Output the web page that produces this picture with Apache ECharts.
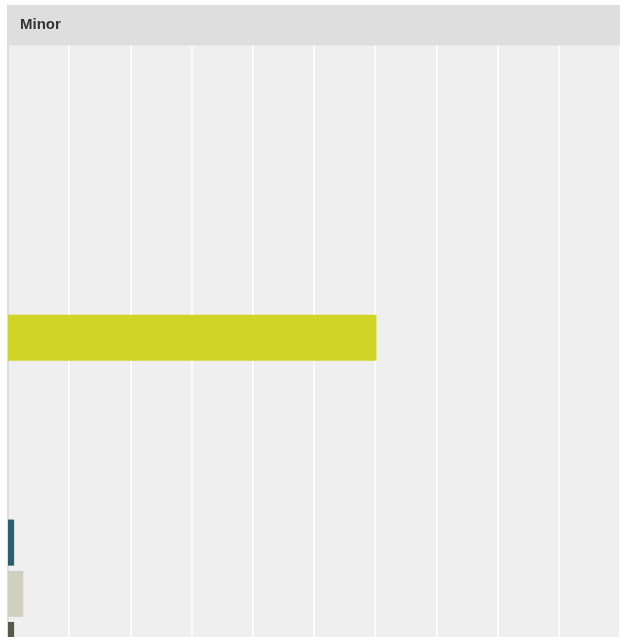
<!DOCTYPE html>
<html>
<head>
<meta charset="utf-8">
<script src="https://cdn.jsdelivr.net/npm/echarts@6/dist/echarts.min.js"></script>
<style>html,body{margin:0;padding:0;background:#fff;overflow:hidden;}#c{width:620px;height:671px;}</style>
</head>
<body>
<div id="c"></div>
<script>
// Data (axis labels not shown in reference)
const panelTitle = "Minor";
const categories = ["c1","c2","c3","c4","c5","c6","c7","c8","c9","c10","c11","c12","c13"];
const values =     [null, null, null, null, null, null, 6.02, null, null, null, 0.1, 0.25, 0.1];
const barColors =  ["#cccccc","#cccccc","#cccccc","#cccccc","#cccccc","#cccccc","#cfd426","#cccccc","#cccccc","#cccccc","#2b5f6d","#d0cfc0","#5a5848"];
const xMin = 0, xMax = 10, xInterval = 1;

const chart = echarts.init(document.getElementById('c'), null, {renderer: 'canvas'});
chart.setOption({
  animation: false,
  grid: {left: 8, top: 5, width: 612, height: 665.6, show: true, backgroundColor: '#efefef', borderWidth: 0, containLabel: false},
  xAxis: {
    type: 'value', min: xMin, max: xMax, interval: xInterval,
    axisLine: {show: false}, axisTick: {show: false}, axisLabel: {show: false},
    splitLine: {show: true, lineStyle: {color: '#ffffff', width: 1.5}}
  },
  yAxis: {
    type: 'category', data: categories, inverse: true,
    axisLine: {show: true, lineStyle: {color: '#d4d4d4', width: 1.5}},
    axisTick: {show: false}, axisLabel: {show: false}, splitLine: {show: false}
  },
  series: [{
    type: 'bar', barCategoryGap: '10%',
    data: values.map((v, i) => ({value: v, itemStyle: {color: barColors[i]}}))
  }],
  graphic: [
    {type: 'rect', z: 100, shape: {x: 7, y: 5, width: 613, height: 40.5}, style: {fill: '#dedede'}},
    {type: 'text', z: 101, left: 20, top: 17, style: {text: panelTitle, font: 'bold 15px "Liberation Sans", Arial, sans-serif', fill: '#333333'}}
  ]
});
</script>
</body>
</html>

★ ★ ★

JOB: Leave out the pictures and print every line of the data exactly.

RESPONSE TO THIS TASK:
Output the web page that produces this picture with Apache ECharts.
<!DOCTYPE html>
<html>
<head>
<meta charset="utf-8">
<script src="https://cdn.jsdelivr.net/npm/echarts@6/dist/echarts.min.js"></script>
<style>html,body{margin:0;padding:0;background:#fff;overflow:hidden;}#c{width:620px;height:671px;}</style>
</head>
<body>
<div id="c"></div>
<script>
// Data (axis labels not shown in reference)
const panelTitle = "Minor";
const categories = ["c1","c2","c3","c4","c5","c6","c7","c8","c9","c10","c11","c12","c13"];
const values =     [null, null, null, null, null, null, 6.02, null, null, null, 0.1, 0.25, 0.1];
const barColors =  ["#cccccc","#cccccc","#cccccc","#cccccc","#cccccc","#cccccc","#cfd426","#cccccc","#cccccc","#cccccc","#2b5f6d","#d0cfc0","#5a5848"];
const xMin = 0, xMax = 10, xInterval = 1;

const chart = echarts.init(document.getElementById('c'), null, {renderer: 'canvas'});
chart.setOption({
  animation: false,
  grid: {left: 8, top: 5, width: 612, height: 665.6, show: true, backgroundColor: '#efefef', borderWidth: 0, containLabel: false},
  xAxis: {
    type: 'value', min: xMin, max: xMax, interval: xInterval,
    axisLine: {show: false}, axisTick: {show: false}, axisLabel: {show: false},
    splitLine: {show: true, lineStyle: {color: '#ffffff', width: 1.5}}
  },
  yAxis: {
    type: 'category', data: categories, inverse: true,
    axisLine: {show: true, lineStyle: {color: '#d4d4d4', width: 1.5}},
    axisTick: {show: false}, axisLabel: {show: false}, splitLine: {show: false}
  },
  series: [{
    type: 'bar', barCategoryGap: '10%',
    data: values.map((v, i) => ({value: v, itemStyle: {color: barColors[i]}}))
  }],
  graphic: [
    {type: 'rect', z: 100, shape: {x: 7, y: 5, width: 613, height: 40.5}, style: {fill: '#dedede'}},
    {type: 'text', z: 101, left: 20, top: 17, style: {text: panelTitle, font: 'bold 15px "Liberation Sans", Arial, sans-serif', fill: '#333333'}}
  ]
});
</script>
</body>
</html>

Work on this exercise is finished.